Suppose that Metropolis is in grave danger of being totally destroyed, say by a meteorite careening down toward it from space. For whatever reason, Superman refuses to save it. I am in a position credibly to tell him: “You son of a bitch! Either you save the city or I’ll kill Lois Lane.” Am I justified / permitted / required to do that?

For natural morality, we must assume that I do not love the citizens of Metropolis with any special love as myself. It is admitted, however, that I may prefer the city spared so that society and the free market are not damaged and production is not curtailed, which would make me, as a participant in the economy, somewhat poorer.

Natural deontology forbids me to coerce Superman, because I am not allowed to commit an injustice for any personal gain.

Natural utilitarianism enjoins me not to make things worse, but it does not command me to make them better. Therefore, I am not required to bring about the great good of the salvation of Metropolis. I am permitted to walk away with indifference. I am not responsible for the threat to the city, and I am not anyone’s keeper.

Deontology then prohibits coercing Superman, and consequentialism does not require me to coerce him. On the whole, coercion is not permitted, and I ought to let the city perish.

Christian deontology similarly forbids unjust coercion, such as threatening an innocent girl with death, in fact even more stringently, since we contrast with hatred not benign indifference but love.

But Christian utilitarianism now bids me to create good, to improve the world, and in particular to avert great evils. Saving Metropolis certainly qualifies as a huge work of mercy. I am now morally required to force the reluctant Superman to act.

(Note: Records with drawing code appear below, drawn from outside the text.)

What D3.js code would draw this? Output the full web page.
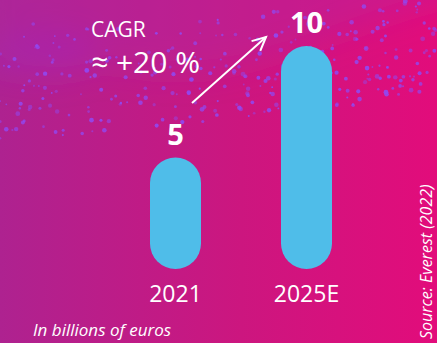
<!DOCTYPE html>
<html>
<head>
<meta charset="utf-8">
<script src="https://cdn.jsdelivr.net/npm/d3@7"></script>
<style>
  body { margin: 0; background: #c0197f; }
  svg { display: block; }
  text { font-family: "Open Sans", "Noto Sans", sans-serif; fill: #fff; }
</style>
</head>
<body>
<script>
// chart data
var years = ["2021", "2025E"];
var values = [5, 10];
var valueLabels = ["5", "10"];
var cagrTitle = "CAGR";
var cagrValue = "\u2248 +20 %";
var unitNote = "In billions of euros";
var sourceNote = "Source: Everest (2022)";

var width = 437, height = 343;

var svg = d3.select("body").append("svg")
    .attr("width", width)
    .attr("height", height);

var defs = svg.append("defs");

// background gradient, purple on the left to pink on the right
var bg = defs.append("linearGradient").attr("id", "bg")
    .attr("x1", "0%").attr("y1", "0%").attr("x2", "100%").attr("y2", "0%");
bg.append("stop").attr("offset", "0%").attr("stop-color", "#ae2290");
bg.append("stop").attr("offset", "55%").attr("stop-color", "#cc167f");
bg.append("stop").attr("offset", "100%").attr("stop-color", "#e20c7b");

defs.append("filter").attr("id", "blur")
    .attr("filterUnits", "userSpaceOnUse")
    .attr("x", -100).attr("y", -100).attr("width", 640).attr("height", 400)
    .append("feGaussianBlur").attr("stdDeviation", 16);

svg.append("rect").attr("width", width).attr("height", height).attr("fill", "url(#bg)");

// purple haze along the top
var haze = svg.append("g").attr("filter", "url(#blur)");
haze.append("path")
    .attr("d", "M-20,30 C80,60 160,85 240,65 C320,45 380,15 460,-5 L460,-40 L-20,-40 Z")
    .attr("fill", "#a82ab0").attr("opacity", 0.3);
haze.append("ellipse").attr("cx", 40).attr("cy", 55).attr("rx", 60).attr("ry", 20)
    .attr("fill", "#9a30d8").attr("opacity", 0.3);

// particles (decorative, fixed seed)
var seed = 7;
function rnd() { seed = (seed * 16807) % 2147483647; return (seed - 1) / 2147483646; }
var dots = [];
for (var i = 0; i < 320; i++) {
  var px = rnd() * width;
  var yTop = 25 - px * 0.07;
  var yBot = 145 - px * 0.11;
  var t = Math.pow(rnd(), 0.7);
  dots.push({x: px, y: yTop + (yBot - yTop) * t, r: 0.9 + rnd() * 1.5, o: 0.45 + rnd() * 0.5});
}
svg.append("g")
  .selectAll("circle").data(dots).enter().append("circle")
    .attr("cx", function(d) { return d.x; })
    .attr("cy", function(d) { return d.y; })
    .attr("r", function(d) { return d.r; })
    .attr("fill", "#9148f0")
    .attr("opacity", function(d) { return d.o; });

// scales
var x = d3.scalePoint().domain(years).range([175.5, 306.5]);
var y = d3.scaleLinear().domain([0, 10]).range([269, 46]);
var barW = 51;

// bars as pills
svg.selectAll(".bar")
    .data(values)
    .enter().append("rect")
    .attr("class", "bar")
    .attr("x", function(d, i) { return x(years[i]) - barW / 2; })
    .attr("y", function(d) { return y(d); })
    .attr("width", barW)
    .attr("height", function(d) { return y(0) - y(d); })
    .attr("rx", barW / 2)
    .attr("fill", "#4fbde9");

// value labels
svg.selectAll(".val")
    .data(values)
    .enter().append("text")
    .attr("class", "val")
    .attr("x", function(d, i) { return x(years[i]); })
    .attr("y", function(d) { return y(d) - 13; })
    .attr("text-anchor", "middle")
    .style("font-size", "29px")
    .style("font-weight", "bold")
    .text(function(d, i) { return valueLabels[i]; });

// x axis labels
svg.selectAll(".year")
    .data(years)
    .enter().append("text")
    .attr("class", "year")
    .attr("x", function(d) { return x(d); })
    .attr("y", 302)
    .attr("text-anchor", "middle")
    .style("font-size", "23px")
    .text(function(d) { return d; });

// CAGR annotation
svg.append("text").attr("x", 91).attr("y", 37)
    .style("font-size", "21px").text(cagrTitle);
svg.append("text").attr("x", 91).attr("y", 73)
    .style("font-size", "30px").text(cagrValue);

var a0 = [192, 103], a1 = [266, 37];
svg.append("line")
    .attr("x1", a0[0]).attr("y1", a0[1]).attr("x2", a1[0]).attr("y2", a1[1])
    .attr("stroke", "#fff").attr("stroke-width", 2);
var ang = Math.atan2(a1[1] - a0[1], a1[0] - a0[0]);
var hl = 15, spread = 0.45;
svg.append("path")
    .attr("d", "M" + (a1[0] - hl * Math.cos(ang - spread)) + "," + (a1[1] - hl * Math.sin(ang - spread)) +
               "L" + a1[0] + "," + a1[1] +
               "L" + (a1[0] - hl * Math.cos(ang + spread)) + "," + (a1[1] - hl * Math.sin(ang + spread)))
    .attr("fill", "none").attr("stroke", "#fff").attr("stroke-width", 2)
    .attr("stroke-linejoin", "miter");

// notes
svg.append("text").attr("x", 33).attr("y", 336)
    .style("font-size", "17px").style("font-style", "italic").text(unitNote);
svg.append("text")
    .attr("transform", "translate(432,339) rotate(-90)")
    .style("font-size", "16px").style("font-style", "italic").text(sourceNote);
</script>
</body>
</html>
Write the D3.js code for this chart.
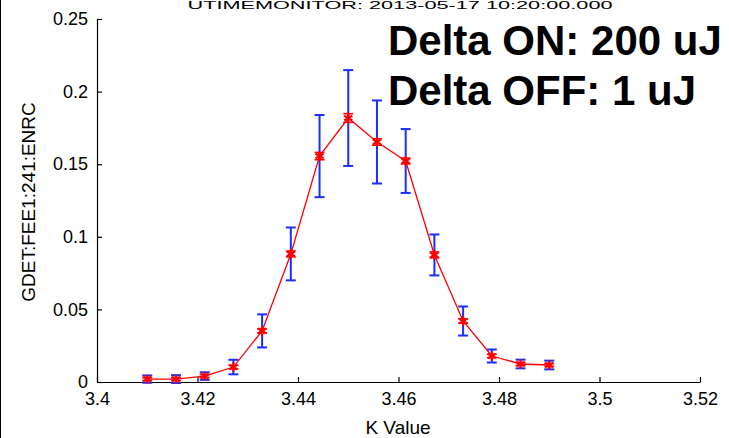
<!DOCTYPE html>
<html>
<head>
<meta charset="utf-8">
<script src="https://cdn.jsdelivr.net/npm/d3@7"></script>
<style>
  html, body { margin: 0; padding: 0; background: #fff; }
  svg { display: block; }
  text { font-family: "Liberation Sans", Arial, sans-serif; }
</style>
</head>
<body>
<svg id="chart" width="729" height="438"></svg>
<script>
// ---- data ----
const kValues = [3.41, 3.415714, 3.421429, 3.427143, 3.432857, 3.438571, 3.444286, 3.45,
                 3.455714, 3.461429, 3.467143, 3.472857, 3.478571, 3.484286, 3.49];
const enrcMean = [0.002, 0.002, 0.0041, 0.0103, 0.0352, 0.0882, 0.1556, 0.1818,
                  0.1653, 0.1522, 0.0875, 0.042, 0.0179, 0.0124, 0.0117];
const enrcStd = [0.0025, 0.0027, 0.0026, 0.005, 0.0114, 0.0182, 0.0283, 0.033,
                 0.0286, 0.022, 0.0141, 0.01, 0.0045, 0.003, 0.003];
const enrcSem = [0.001, 0.001, 0.001, 0.0012, 0.0015, 0.002, 0.0025, 0.003,
                 0.0022, 0.002, 0.002, 0.0015, 0.0012, 0.001, 0.001];
const xTicks = [3.4, 3.42, 3.44, 3.46, 3.48, 3.5, 3.52];
const xTickLabels = ["3.4", "3.42", "3.44", "3.46", "3.48", "3.5", "3.52"];
const yTicks = [0, 0.05, 0.1, 0.15, 0.2, 0.25];
const yTickLabels = ["0", "0.05", "0.1", "0.15", "0.2", "0.25"];
const titleText = "UTIMEMONITOR: 2013-05-17 10:20:00.000";
const annotations = ["Delta ON: 200 uJ", "Delta OFF: 1 uJ"];
const xLabel = "K Value";
const yLabel = "GDET:FEE1:241:ENRC";

// ---- drawing ----
const svg = d3.select("#chart");
const x = d3.scaleLinear().domain([3.4, 3.52]).range([97, 700]);
const y = d3.scaleLinear().domain([0, 0.25]).range([382, 19]);

// figure border line on left
svg.append("line").attr("x1", 0.5).attr("x2", 0.5).attr("y1", 0).attr("y2", 438)
  .attr("stroke", "#000").attr("stroke-width", 1);

// title (top edge)
svg.append("text").attr("x", 400).attr("y", 9).attr("text-anchor", "middle")
  .attr("font-size", 11).attr("textLength", 425).attr("lengthAdjust", "spacingAndGlyphs")
  .attr("fill", "#000").text(titleText);

// axes
const tickFont = 18;
const xAxis = d3.axisBottom(x).tickValues(xTicks)
  .tickFormat((d, i) => xTickLabels[i]).tickSizeInner(-5).tickSizeOuter(0).tickPadding(10);
const gx = svg.append("g").attr("transform", `translate(0,${y(0)})`).call(xAxis);
const yAxis = d3.axisLeft(y).tickValues(yTicks)
  .tickFormat((d, i) => yTickLabels[i]).tickSizeInner(-5).tickSizeOuter(0).tickPadding(9);
const gy = svg.append("g").attr("transform", `translate(${x(3.4)},0)`).call(yAxis);
[gx, gy].forEach(g => {
  g.select(".domain").attr("stroke", "#000").attr("stroke-width", 1.2);
  g.selectAll(".tick line").attr("stroke", "#000").attr("stroke-width", 1.2);
  g.selectAll(".tick text").attr("font-size", tickFont).attr("fill", "#000")
    .attr("font-family", "'Liberation Sans', Arial, sans-serif");
});

// axis labels
svg.append("text").attr("x", 398).attr("y", 434).attr("text-anchor", "middle")
  .attr("font-size", 19).attr("fill", "#000").text(xLabel);
svg.append("text").attr("transform", "translate(35,202) rotate(-90)")
  .attr("text-anchor", "middle").attr("font-size", 19).attr("fill", "#000").text(yLabel);

// data
const pts = kValues.map((k, i) => ({ k, m: enrcMean[i], s: enrcStd[i], e: enrcSem[i] }));

// blue error bars
const blue = "#1a2eff";
const eb = svg.append("g").attr("stroke", blue).attr("stroke-width", 2).attr("fill", "none");
pts.forEach(p => {
  const cx = x(p.k), y1 = y(p.m + p.s), y2 = y(p.m - p.s);
  eb.append("line").attr("x1", cx).attr("x2", cx).attr("y1", y1).attr("y2", y2);
  eb.append("line").attr("x1", cx - 5).attr("x2", cx + 5).attr("y1", y1).attr("y2", y1);
  eb.append("line").attr("x1", cx - 5).attr("x2", cx + 5).attr("y1", y2).attr("y2", y2);
});

// red line
const red = "#ff0000";
svg.append("path").datum(pts)
  .attr("d", d3.line().x(d => x(d.k)).y(d => y(d.m)))
  .attr("fill", "none").attr("stroke", red).attr("stroke-width", 1.3);

// red small error bars
const rb = svg.append("g").attr("stroke", red).attr("stroke-width", 1.6);
pts.forEach(p => {
  const cx = x(p.k), y1 = y(p.m + p.e), y2 = y(p.m - p.e);
  rb.append("line").attr("x1", cx).attr("x2", cx).attr("y1", y1).attr("y2", y2);
  rb.append("line").attr("x1", cx - 5).attr("x2", cx + 5).attr("y1", y1).attr("y2", y1);
  rb.append("line").attr("x1", cx - 5).attr("x2", cx + 5).attr("y1", y2).attr("y2", y2);
});

// red asterisk markers
svg.append("g").selectAll("path").data(pts).join("path")
  .attr("transform", d => `translate(${x(d.k)},${y(d.m)})`)
  .attr("d", d3.symbol().type(d3.symbolAsterisk).size(60))
  .attr("fill", "none").attr("stroke", red).attr("stroke-width", 2.2);

// annotation text
annotations.forEach((t, i) => {
  svg.append("text").attr("x", 388).attr("y", 55 + i * 50)
    .attr("font-size", 42).attr("font-weight", "bold").attr("fill", "#000").text(t);
});
</script>
</body>
</html>
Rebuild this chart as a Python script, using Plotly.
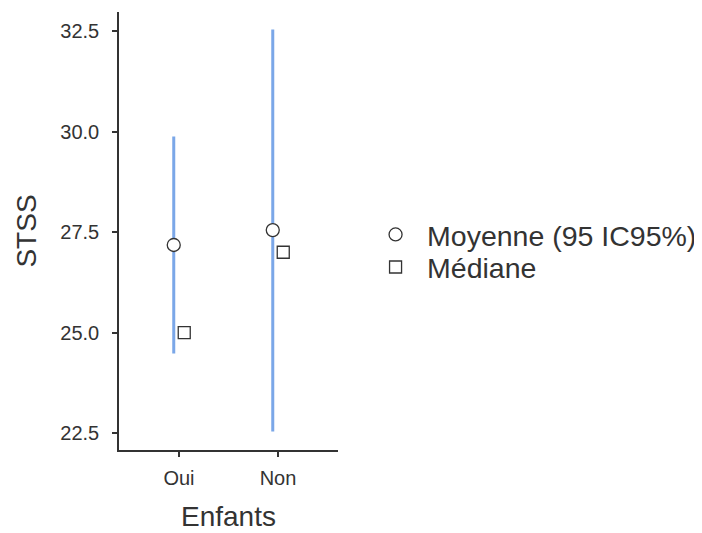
import plotly.graph_objects as go

categories = ["Oui", "Non"]
means = [27.18, 27.55]
ci_low = [24.52, 22.58]
ci_high = [29.84, 32.5]
medians = [25.0, 27.0]
y_ticks = [22.5, 25.0, 27.5, 30.0, 32.5]

pos = list(range(1, len(categories) + 1))
dodge = 0.053
x_mean = [p - dodge for p in pos]
x_med = [p + dodge for p in pos]

blue = "#7BA7E8"
dark = "#333333"
font = "Liberation Sans"

fig = go.Figure()
fig.add_trace(go.Scatter(
    x=x_mean, y=means, mode="markers",
    name="Moyenne (95 IC95%)", legend="legend",
    marker=dict(symbol="circle", size=13, color="white",
                line=dict(color=dark, width=1.3)),
    error_y=dict(type="data", symmetric=False,
                 array=[h - m for h, m in zip(ci_high, means)],
                 arrayminus=[m - l for m, l in zip(means, ci_low)],
                 color=blue, thickness=3, width=1.5),
))
fig.add_trace(go.Scatter(
    x=x_med, y=medians, mode="markers",
    name="Médiane", legend="legend2",
    marker=dict(symbol="square", size=12, color="white",
                line=dict(color=dark, width=1.3)),
))

leg_common = dict(x=1.119, xanchor="left", yanchor="middle",
                  font=dict(size=28.5, color=dark, family=font),
                  itemsizing="trace", itemwidth=53,
                  bgcolor="rgba(0,0,0,0)")

fig.update_layout(
    width=694, height=525,
    margin=dict(l=111, r=364, t=4, b=83, autoexpand=False),
    paper_bgcolor="white", plot_bgcolor="white",
    font=dict(family=font, color=dark),
    showlegend=True,
    legend=dict(y=0.491, **leg_common),
    legend2=dict(y=0.4167, **leg_common),
    xaxis=dict(range=[0.394, 2.606], tickvals=pos, ticktext=categories,
               showline=True, linecolor=dark, linewidth=1.5,
               ticks="outside", ticklen=5, tickwidth=1.5, tickcolor=dark,
               ticklabelstandoff=4,
               showgrid=False, zeroline=False,
               tickfont=dict(size=20, color=dark),
               title=dict(text="Enfants", font=dict(size=28, color=dark), standoff=19)),
    yaxis=dict(range=[22.085, 32.97], tickvals=y_ticks,
               ticktext=[f"{v:.1f}" for v in y_ticks],
               showline=True, linecolor=dark, linewidth=1.5,
               ticks="outside", ticklen=5, tickwidth=1.5, tickcolor=dark,
               ticklabelstandoff=9,
               showgrid=False, zeroline=False,
               tickfont=dict(size=20, color=dark),
               title=dict(text="STSS", font=dict(size=28, color=dark), standoff=16)),
)

fig.write_html("out.html")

The two approaches seriously conflict with each other. To resolve the conflict, we may invoke threshold deontology. Again, it seems to me that each person needs to establish his own personal thresholds upon some serious reflection and soul-searching and then act accordingly with single-minded confidence. In this case, for me, the greater good brought about is high above the threshold for coercing Superman. Consequentialism takes over, and on the whole, Christian morality compels me to threaten Lois Lane.